╭──

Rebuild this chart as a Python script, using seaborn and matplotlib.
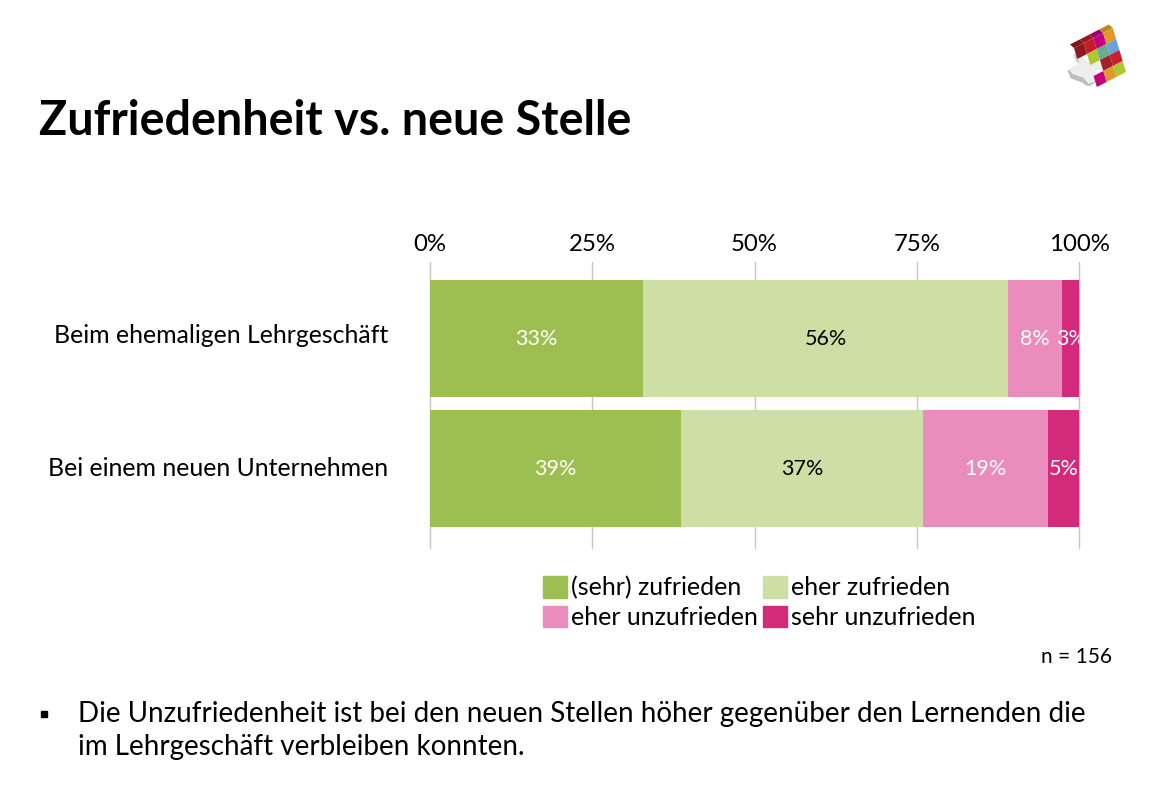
import matplotlib
matplotlib.use("Agg")
import matplotlib.pyplot as plt
from matplotlib.patches import Patch, Polygon, Rectangle
from matplotlib.transforms import ScaledTranslation
import seaborn as sns
import numpy as np

categories = ["Beim ehemaligen Lehrgeschäft", "Bei einem neuen Unternehmen"]
sehr_zufrieden = [32.8, 38.6]
eher_zufrieden = [56.3, 37.4]
eher_unzufrieden = [8.3, 19.2]
sehr_unzufrieden = [2.6, 4.8]

series_names = ["(sehr) zufrieden", "eher zufrieden", "eher unzufrieden", "sehr unzufrieden"]
series_values = [sehr_zufrieden, eher_zufrieden, eher_unzufrieden, sehr_unzufrieden]
series_colors = ["#9DBE50", "#CDDFA5", "#EA8CBC", "#D42A7C"]
label_colors = ["white", "black", "white", "white"]
x_ticks = [0, 25, 50, 75, 100]

sns.set_style("white")
plt.rcParams["font.family"] = ["Lato", "DejaVu Sans"]
plt.rcParams["text.color"] = "black"
plt.rcParams["xtick.color"] = "black"
plt.rcParams["ytick.color"] = "black"

W, H = 1170, 788
fig = plt.figure(figsize=(W / 100, H / 100), dpi=100)
ax = fig.add_axes([430 / W, 1 - 548 / H, 649 / W, 286 / H])

# gestapelt: laengster Balken zuerst, die kuerzeren liegen darueber
cum = np.cumsum(series_values, axis=0)
for i in range(3, -1, -1):
    sns.barplot(x=cum[i], y=categories, color=series_colors[i], saturation=1,
                width=0.9, orient="h", ax=ax, linewidth=0)

ax.set_xlim(0, 100)
ax.set_ylim(1.61, -0.588)
ax.set_xticks(x_ticks)
ax.set_xticklabels([f"{t}%" for t in x_ticks], fontsize=17.3)
ax.xaxis.tick_top()
ax.tick_params(axis="x", length=0, pad=5)
ax.tick_params(axis="y", length=0, pad=30, labelsize=17.9)
ax.grid(axis="x", color="#C6C6C6", lw=1)
for gl in ax.get_xgridlines():
    gl.set_clip_on(False)
ax.set_axisbelow(True)
sns.despine(ax=ax, left=True, bottom=True, top=True, right=True)
ax.set_xlabel("")
ax.set_ylabel("")

# Kategorie-Texte sitzen im Original etwas hoeher als die Balkenmitte
for lbl, dy in zip(ax.get_yticklabels(), [5, 2]):
    lbl.set_transform(lbl.get_transform() + ScaledTranslation(0, dy / 100, fig.dpi_scale_trans))

for i, vals in enumerate(series_values):
    starts = cum[i] - np.array(vals)
    for j, v in enumerate(vals):
        ax.text(starts[j] + v / 2, j, f"{round(v)}%", color=label_colors[i], fontsize=15.5,
                ha="center", va="center", clip_on=True)

handles = [Patch(color=c, label=n) for c, n in zip(series_colors, series_names)]
fig.legend(handles=[handles[0], handles[2], handles[1], handles[3]], ncols=2, frameon=False,
           loc="upper left", bbox_to_anchor=(538 / W, 1 - 571 / H), fontsize=18,
           handlelength=0.96, handleheight=0.96, handletextpad=0.16, columnspacing=0.2,
           labelspacing=0.25, borderpad=0.2, borderaxespad=0)

fig.text(39 / W, 1 - 121 / H, "Zufriedenheit vs. neue Stelle", fontsize=33.6, fontweight="bold",
         ha="left", va="center")
fig.text(1112 / W, 1 - 657 / H, "n = 156", fontsize=15, ha="right", va="center")
fig.text(78 / W, 1 - 714 / H, "Die Unzufriedenheit ist bei den neuen Stellen höher gegenüber den Lernenden die",
         fontsize=20, ha="left", va="center")
fig.text(78 / W, 1 - 746.5 / H, "im Lehrgeschäft verbleiben konnten.", fontsize=20, ha="left", va="center")

# Overlay in Pixelkoordinaten fuer Bullet und Logo
over = fig.add_axes([0, 0, 1, 1], zorder=5)
over.set_xlim(0, W)
over.set_ylim(H, 0)
over.axis("off")
over.add_patch(Rectangle((41, 711), 6, 6, color="black"))

logo_rows = [
    ["#8E1A1E", "#C41E2A", "#C4007F", "#E0982A"],
    [None, "#AFC832", "#68AE8C", "#6BA3D6"],
    [None, None, "#A61E28", "#C8202E"],
    [None, "#C4007F", "#E0982A", "#AFC832"],
]
logo_top = ["#7E1418", "#9A1820", "#A0006A", "#B88A20"]
o = np.array([1074.0, 48.0])
u = np.array([9.7, -5.0])
v = np.array([3.3, 11.0])
off = np.array([-4.0, -3.5])


def logo_px(pts):
    return [[1040 + x / 3, 10 + y / 3] for x, y in pts]


# graue Seite und weisses Kreuz
over.add_patch(Polygon(logo_px([[82, 180], [92, 205], [128, 218], [136, 226], [150, 228], [175, 210],
                                [145, 200], [100, 180]]), closed=True, color="#BDBDBD", lw=0))
over.add_patch(Polygon(logo_px([[100, 135], [112, 160], [120, 160], [108, 128]]),
                       closed=True, color="#CFCFCF", lw=0))
over.add_patch(Polygon(logo_px([[108, 128], [145, 155], [185, 145], [200, 178], [165, 182], [175, 210],
                                [146, 222], [130, 203], [98, 192], [85, 178], [120, 160]]),
                       closed=True, color="#EDEDED", lw=0))
for c, col in enumerate(logo_top):
    p = o + u * c
    over.add_patch(Polygon([p, p + u, p + u + off, p + off], closed=True, color=col, lw=0))
for r, row in enumerate(logo_rows):
    for c, col in enumerate(row):
        if col is None:
            continue
        p = o + u * c + v * r
        over.add_patch(Polygon([p, p + u, p + u + v, p + v], closed=True, color=col, lw=0))

fig.savefig("out.png", dpi=100)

╰──

[SHORT TASK]:
Copy out all of the material exactly as written, without its pictures.

[SOLUTION FOR THIS TASK]:
Rebuild this chart as a Python script, using seaborn and matplotlib.
import matplotlib
matplotlib.use("Agg")
import matplotlib.pyplot as plt
from matplotlib.patches import Patch, Polygon, Rectangle
from matplotlib.transforms import ScaledTranslation
import seaborn as sns
import numpy as np

categories = ["Beim ehemaligen Lehrgeschäft", "Bei einem neuen Unternehmen"]
sehr_zufrieden = [32.8, 38.6]
eher_zufrieden = [56.3, 37.4]
eher_unzufrieden = [8.3, 19.2]
sehr_unzufrieden = [2.6, 4.8]

series_names = ["(sehr) zufrieden", "eher zufrieden", "eher unzufrieden", "sehr unzufrieden"]
series_values = [sehr_zufrieden, eher_zufrieden, eher_unzufrieden, sehr_unzufrieden]
series_colors = ["#9DBE50", "#CDDFA5", "#EA8CBC", "#D42A7C"]
label_colors = ["white", "black", "white", "white"]
x_ticks = [0, 25, 50, 75, 100]

sns.set_style("white")
plt.rcParams["font.family"] = ["Lato", "DejaVu Sans"]
plt.rcParams["text.color"] = "black"
plt.rcParams["xtick.color"] = "black"
plt.rcParams["ytick.color"] = "black"

W, H = 1170, 788
fig = plt.figure(figsize=(W / 100, H / 100), dpi=100)
ax = fig.add_axes([430 / W, 1 - 548 / H, 649 / W, 286 / H])

# gestapelt: laengster Balken zuerst, die kuerzeren liegen darueber
cum = np.cumsum(series_values, axis=0)
for i in range(3, -1, -1):
    sns.barplot(x=cum[i], y=categories, color=series_colors[i], saturation=1,
                width=0.9, orient="h", ax=ax, linewidth=0)

ax.set_xlim(0, 100)
ax.set_ylim(1.61, -0.588)
ax.set_xticks(x_ticks)
ax.set_xticklabels([f"{t}%" for t in x_ticks], fontsize=17.3)
ax.xaxis.tick_top()
ax.tick_params(axis="x", length=0, pad=5)
ax.tick_params(axis="y", length=0, pad=30, labelsize=17.9)
ax.grid(axis="x", color="#C6C6C6", lw=1)
for gl in ax.get_xgridlines():
    gl.set_clip_on(False)
ax.set_axisbelow(True)
sns.despine(ax=ax, left=True, bottom=True, top=True, right=True)
ax.set_xlabel("")
ax.set_ylabel("")

# Kategorie-Texte sitzen im Original etwas hoeher als die Balkenmitte
for lbl, dy in zip(ax.get_yticklabels(), [5, 2]):
    lbl.set_transform(lbl.get_transform() + ScaledTranslation(0, dy / 100, fig.dpi_scale_trans))

for i, vals in enumerate(series_values):
    starts = cum[i] - np.array(vals)
    for j, v in enumerate(vals):
        ax.text(starts[j] + v / 2, j, f"{round(v)}%", color=label_colors[i], fontsize=15.5,
                ha="center", va="center", clip_on=True)

handles = [Patch(color=c, label=n) for c, n in zip(series_colors, series_names)]
fig.legend(handles=[handles[0], handles[2], handles[1], handles[3]], ncols=2, frameon=False,
           loc="upper left", bbox_to_anchor=(538 / W, 1 - 571 / H), fontsize=18,
           handlelength=0.96, handleheight=0.96, handletextpad=0.16, columnspacing=0.2,
           labelspacing=0.25, borderpad=0.2, borderaxespad=0)

fig.text(39 / W, 1 - 121 / H, "Zufriedenheit vs. neue Stelle", fontsize=33.6, fontweight="bold",
         ha="left", va="center")
fig.text(1112 / W, 1 - 657 / H, "n = 156", fontsize=15, ha="right", va="center")
fig.text(78 / W, 1 - 714 / H, "Die Unzufriedenheit ist bei den neuen Stellen höher gegenüber den Lernenden die",
         fontsize=20, ha="left", va="center")
fig.text(78 / W, 1 - 746.5 / H, "im Lehrgeschäft verbleiben konnten.", fontsize=20, ha="left", va="center")

# Overlay in Pixelkoordinaten fuer Bullet und Logo
over = fig.add_axes([0, 0, 1, 1], zorder=5)
over.set_xlim(0, W)
over.set_ylim(H, 0)
over.axis("off")
over.add_patch(Rectangle((41, 711), 6, 6, color="black"))

logo_rows = [
    ["#8E1A1E", "#C41E2A", "#C4007F", "#E0982A"],
    [None, "#AFC832", "#68AE8C", "#6BA3D6"],
    [None, None, "#A61E28", "#C8202E"],
    [None, "#C4007F", "#E0982A", "#AFC832"],
]
logo_top = ["#7E1418", "#9A1820", "#A0006A", "#B88A20"]
o = np.array([1074.0, 48.0])
u = np.array([9.7, -5.0])
v = np.array([3.3, 11.0])
off = np.array([-4.0, -3.5])


def logo_px(pts):
    return [[1040 + x / 3, 10 + y / 3] for x, y in pts]


# graue Seite und weisses Kreuz
over.add_patch(Polygon(logo_px([[82, 180], [92, 205], [128, 218], [136, 226], [150, 228], [175, 210],
                                [145, 200], [100, 180]]), closed=True, color="#BDBDBD", lw=0))
over.add_patch(Polygon(logo_px([[100, 135], [112, 160], [120, 160], [108, 128]]),
                       closed=True, color="#CFCFCF", lw=0))
over.add_patch(Polygon(logo_px([[108, 128], [145, 155], [185, 145], [200, 178], [165, 182], [175, 210],
                                [146, 222], [130, 203], [98, 192], [85, 178], [120, 160]]),
                       closed=True, color="#EDEDED", lw=0))
for c, col in enumerate(logo_top):
    p = o + u * c
    over.add_patch(Polygon([p, p + u, p + u + off, p + off], closed=True, color=col, lw=0))
for r, row in enumerate(logo_rows):
    for c, col in enumerate(row):
        if col is None:
            continue
        p = o + u * c + v * r
        over.add_patch(Polygon([p, p + u, p + u + v, p + v], closed=True, color=col, lw=0))

fig.savefig("out.png", dpi=100)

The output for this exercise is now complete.